Tuesday, September 22, 2009

Mascots: Creepers in Disguise?

While visiting the future Mrs. Buck in Pennsylvania over the past weekend I was able to catch a local college football game at Kutztown University. When I was not watching the Kutztown Bears be brutally slaughtered, I was observing an interesting breach to American social etiquette: Mascots. The Kutztown Golden Bear was no different than any other mascot with the exception that he looked like he belonged in a kids cereal commercial and not a college football game. What stood out to me was that mascots throughout the world are granted free reign to defy all of the unspoken rules of strangers.
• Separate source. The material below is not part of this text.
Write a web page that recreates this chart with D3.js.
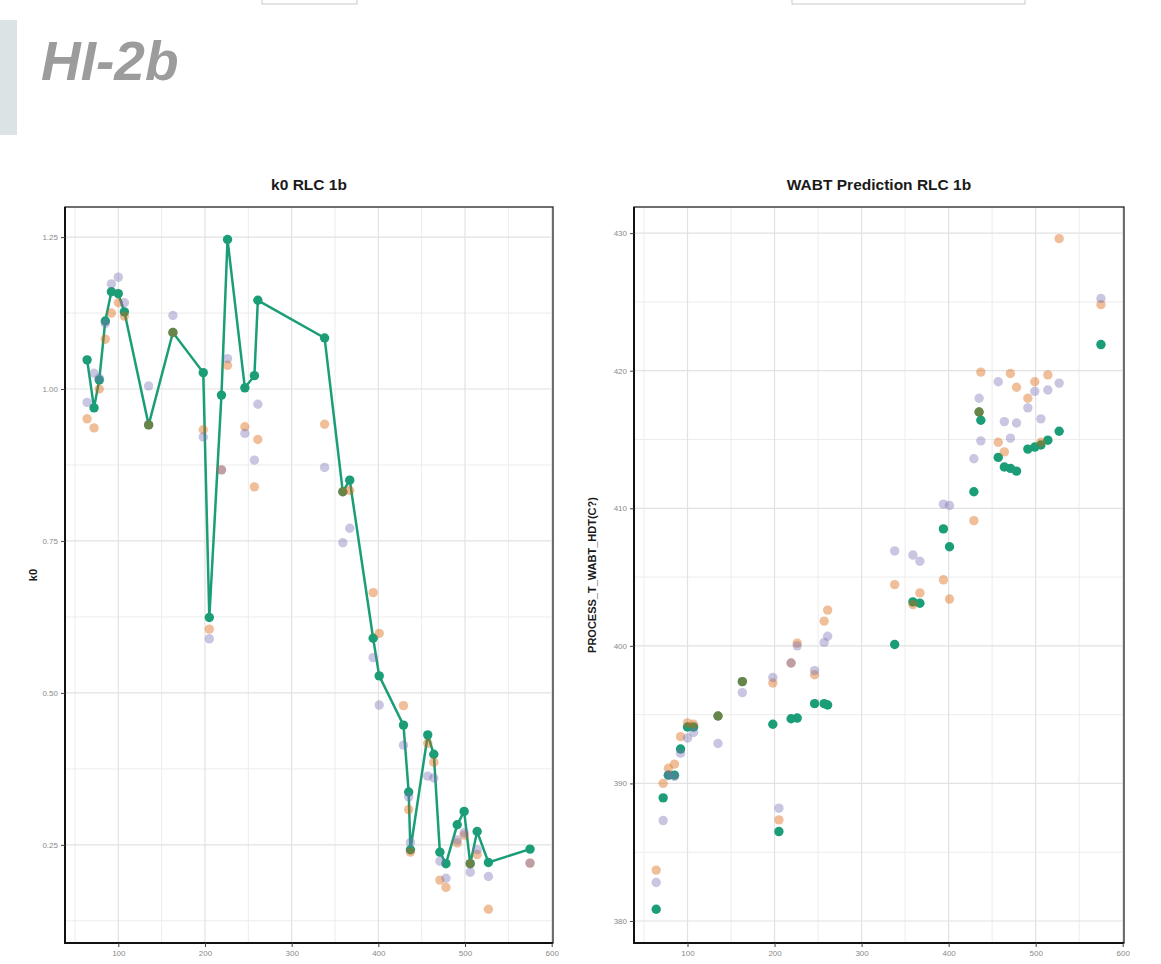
<!DOCTYPE html>
<html lang="en">

<head>
    <meta charset="UTF-8">
    <title>HI-2b</title>
    <style>
        body { margin: 0; background: #fff; }
        text { font-family: "Liberation Sans", Arial, sans-serif; }
    </style>
</head>

<body>
    <svg id="svg" width="1161" height="964"></svg>

    <script src="https://d3js.org/d3.v7.min.js"></script>
    <script>
        // shared x values (both panels)
        const xVals = [64, 72, 78, 85, 92, 100, 107, 135, 163, 198, 205, 219, 226, 246, 257, 261, 338, 359, 367,
            394, 401, 429, 435, 437, 457, 464, 471, 478, 491, 499, 506, 514, 527, 575]

        // k0 RLC 1b
        const k0Green = [1.048, 0.969, 1.015, 1.112, 1.160, 1.157, 1.127, 0.941, 1.093, 1.027, 0.624, 0.990, 1.246,
            1.002, 1.022, 1.146, 1.084, 0.831, 0.850, 0.590, 0.528, 0.447, 0.337, 0.242, 0.431, 0.399, 0.238, 0.219,
            0.283, 0.305, 0.219, 0.272, 0.221, 0.243]
        const k0Orange = [0.951, 0.936, 1.000, 1.082, 1.125, 1.142, 1.120, 0.941, 1.093, 0.933, 0.605, 0.867, 1.039,
            0.938, 0.839, 0.917, 0.942, 0.831, 0.833, 0.665, 0.598, 0.479, 0.308, 0.238, 0.417, 0.386, 0.192, 0.180,
            0.253, 0.266, 0.219, 0.234, 0.144, 0.220]
        const k0Purple = [0.978, 1.026, 1.018, 1.108, 1.173, 1.184, 1.142, 1.005, 1.121, 0.921, 0.589, 0.867, 1.050,
            0.927, 0.883, 0.975, 0.871, 0.747, 0.771, 0.558, 0.480, 0.414, 0.329, 0.254, 0.363, 0.360, 0.223, 0.195,
            0.258, 0.270, 0.205, 0.242, 0.198, 0.220]

        // WABT Prediction RLC 1b
        const wabtGreen = [380.85, 388.95, 390.6, 390.6, 392.5, 394.1, 394.1, 394.9, 397.4, 394.3, 386.5, 394.7, 394.75,
            395.8, 395.8, 395.7, 400.1, 403.2, 403.1, 408.5, 407.2, 411.2, 417.0, 416.4, 413.7, 413.0, 412.9, 412.7,
            414.3, 414.45, 414.6, 414.95, 415.6, 421.9]
        const wabtOrange = [383.7, 390.0, 391.1, 391.4, 393.4, 394.4, 394.3, 394.9, 397.4, 397.3, 387.35, 398.75, 400.2,
            397.9, 401.8, 402.6, 404.45, 403.0, 403.85, 404.8, 403.4, 409.1, 417.0, 419.9, 414.8, 414.1, 419.8, 418.8,
            418.0, 419.2, 414.8, 419.7, 429.6, 424.8]
        const wabtPurple = [382.8, 387.3, 390.6, 390.5, 392.2, 393.3, 393.7, 392.9, 396.6, 397.7, 388.2, 398.75, 400.0,
            398.2, 400.25, 400.7, 406.9, 406.6, 406.15, 410.3, 410.2, 413.6, 418.0, 414.9, 419.2, 416.3, 415.1, 416.2,
            417.3, 418.5, 416.5, 418.6, 419.1, 425.25]

        const k0Ticks = [0.25, 0.50, 0.75, 1.00, 1.25]
        const wabtTicks = [380, 390, 400, 410, 420, 430]
        const xTicks = [100, 200, 300, 400, 500, 600]

        const green = '#1b9e77', orange = '#d95f02', purple = '#7570b3'

        const svg = d3.select('#svg')

        // leftovers of the page above
        svg.append('rect').attr('x', 262).attr('y', -20).attr('width', 95).attr('height', 24)
            .attr('fill', '#fff').attr('stroke', '#c8c8c8')
        svg.append('rect').attr('x', 792).attr('y', -20).attr('width', 233).attr('height', 24)
            .attr('fill', '#fff').attr('stroke', '#c8c8c8')

        // header
        svg.append('rect').attr('x', 0).attr('y', 20).attr('width', 17).attr('height', 115).attr('fill', '#dce3e5')
        svg.append('text').attr('x', 41).attr('y', 80)
            .style('font-size', '55px').style('font-weight', 'bold').style('font-style', 'italic')
            .attr('fill', '#9c9c9c').text('HI-2b')

        function panel(opts) {
            const x = d3.scaleLinear().domain([38.5, 601.5]).range([opts.left, opts.right])
            const y = d3.scaleLinear().domain(opts.yDomain).range([943, 207])
            const g = svg.append('g')

            // grid: minor then major
            const xMinor = d3.range(50, 601, 50).filter(v => v % 100 !== 0)
            const yMinor = opts.yTicks.slice(0, -1).map((t, i) => (t + opts.yTicks[i + 1]) / 2)
            const step = opts.yTicks[1] - opts.yTicks[0]
            yMinor.unshift(opts.yTicks[0] - step / 2)
            yMinor.push(opts.yTicks[opts.yTicks.length - 1] + step / 2)

            g.selectAll('.xminor').data(xMinor).enter().append('line')
                .attr('x1', d => x(d)).attr('x2', d => x(d)).attr('y1', 207).attr('y2', 943)
                .attr('stroke', '#ececec').attr('stroke-width', 1)
            g.selectAll('.yminor').data(yMinor.filter(v => y(v) > 207 && y(v) < 943)).enter().append('line')
                .attr('x1', opts.left).attr('x2', opts.right).attr('y1', d => y(d)).attr('y2', d => y(d))
                .attr('stroke', '#ececec').attr('stroke-width', 1)
            g.selectAll('.xmajor').data(xTicks).enter().append('line')
                .attr('x1', d => x(d)).attr('x2', d => x(d)).attr('y1', 207).attr('y2', 943)
                .attr('stroke', '#e2e2e2').attr('stroke-width', 1.2)
            g.selectAll('.ymajor').data(opts.yTicks).enter().append('line')
                .attr('x1', opts.left).attr('x2', opts.right).attr('y1', d => y(d)).attr('y2', d => y(d))
                .attr('stroke', '#e2e2e2').attr('stroke-width', 1.2)

            const data = xVals.map((v, i) => ({ x: v, g: opts.green[i], o: opts.orange[i], p: opts.purple[i] }))

            if (opts.line) {
                g.append('path').datum(data)
                    .attr('fill', 'none').attr('stroke', green).attr('stroke-width', 2.5)
                    .attr('d', d3.line().x(d => x(d.x)).y(d => y(d.g)))
            }
            g.selectAll('.pg').data(data).enter().append('circle')
                .attr('cx', d => x(d.x)).attr('cy', d => y(d.g)).attr('r', 4.7).attr('fill', green)
            g.selectAll('.po').data(data).enter().append('circle')
                .attr('cx', d => x(d.x)).attr('cy', d => y(d.o)).attr('r', 4.7).attr('fill', orange).attr('opacity', 0.4)
            g.selectAll('.pp').data(data).enter().append('circle')
                .attr('cx', d => x(d.x)).attr('cy', d => y(d.p)).attr('r', 4.7).attr('fill', purple).attr('opacity', 0.4)

            // border
            g.append('rect').attr('x', opts.left).attr('y', 207)
                .attr('width', opts.right - opts.left).attr('height', 736)
                .attr('fill', 'none').attr('stroke', '#222').attr('stroke-width', 1.3)
            g.append('path').attr('d', `M${opts.left},207V943H${opts.right}`)
                .attr('fill', 'none').attr('stroke', '#111').attr('stroke-width', 2)

            // axes
            const xAxis = g.append('g').attr('transform', 'translate(0,943)')
                .call(d3.axisBottom(x).tickValues(xTicks).tickSize(4).tickPadding(3).tickFormat(d3.format('d')))
            const yAxis = g.append('g').attr('transform', `translate(${opts.left},0)`)
                .call(d3.axisLeft(y).tickValues(opts.yTicks).tickSize(4).tickPadding(3).tickFormat(opts.fmt))
            for (const a of [xAxis, yAxis]) {
                a.select('.domain').remove()
                a.selectAll('.tick line').attr('stroke', '#444')
                a.selectAll('.tick text').attr('fill', '#8a8a8a').style('font-size', '8px')
                    .style('font-family', '"Liberation Sans", Arial, sans-serif')
            }

            // titles
            svg.append('text').attr('x', (opts.left + opts.right) / 2).attr('y', 190)
                .attr('text-anchor', 'middle').style('font-size', '15.5px').style('font-weight', 'bold')
                .attr('fill', '#1a1a1a').text(opts.title)
            svg.append('text').attr('transform', `translate(${opts.ylx},575) rotate(-90)`)
                .attr('text-anchor', 'middle').style('font-size', '11px').style('font-weight', 'bold')
                .attr('fill', '#1a1a1a').text(opts.ylabel)
        }

        panel({
            left: 65, right: 553, yDomain: [0.0885, 1.2995], yTicks: k0Ticks, fmt: d3.format('.2f'),
            green: k0Green, orange: k0Orange, purple: k0Purple, line: true,
            title: 'k0 RLC 1b', ylabel: 'k0', ylx: 37
        })
        panel({
            left: 634, right: 1124, yDomain: [378.4, 431.9], yTicks: wabtTicks, fmt: d3.format('d'),
            green: wabtGreen, orange: wabtOrange, purple: wabtPurple, line: false,
            title: 'WABT Prediction RLC 1b', ylabel: 'PROCESS_T_WABT_HDT(C?)', ylx: 596
        })
    </script>
</body>

</html>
If a stranger were to come up to you at a football game and give you a big hug, sit down on your lap, spill popcorn on your head, put their arm around your small child, or just come up close and stare at you, there would be very good odds that stranger would end up getting the living crap beat out of them. Now take all of these same actions, put the stranger in a big fluffy animal costume with a big smile on their face, and suddenly everything is perfectly acceptable! Just because the mascot mask looks like an innocent smiling bear doesn't mean there's an innocent smiling bear on the inside. There could be a major creeper underneath there. What is the interview process like for a mascot? Maybe they should go through a full background check, do a polygraph, and have a good psych evaluation.

Nothing is as it seems.


  1. My brother has always had a deep-rooted fear of these guys. He would cry if any "costume-guy" got near him. Now I agree with him! At the Reds game this summer, the Gapper gave a nearby fan, a lap-dance. Fuzzy costume or not, I would hit any stranger upside the head if he tried to do that to me!

  2. I think it was Gapper who gave JP a wedggie when they came to our house. He can't be all bad, he used to have a hedgehog.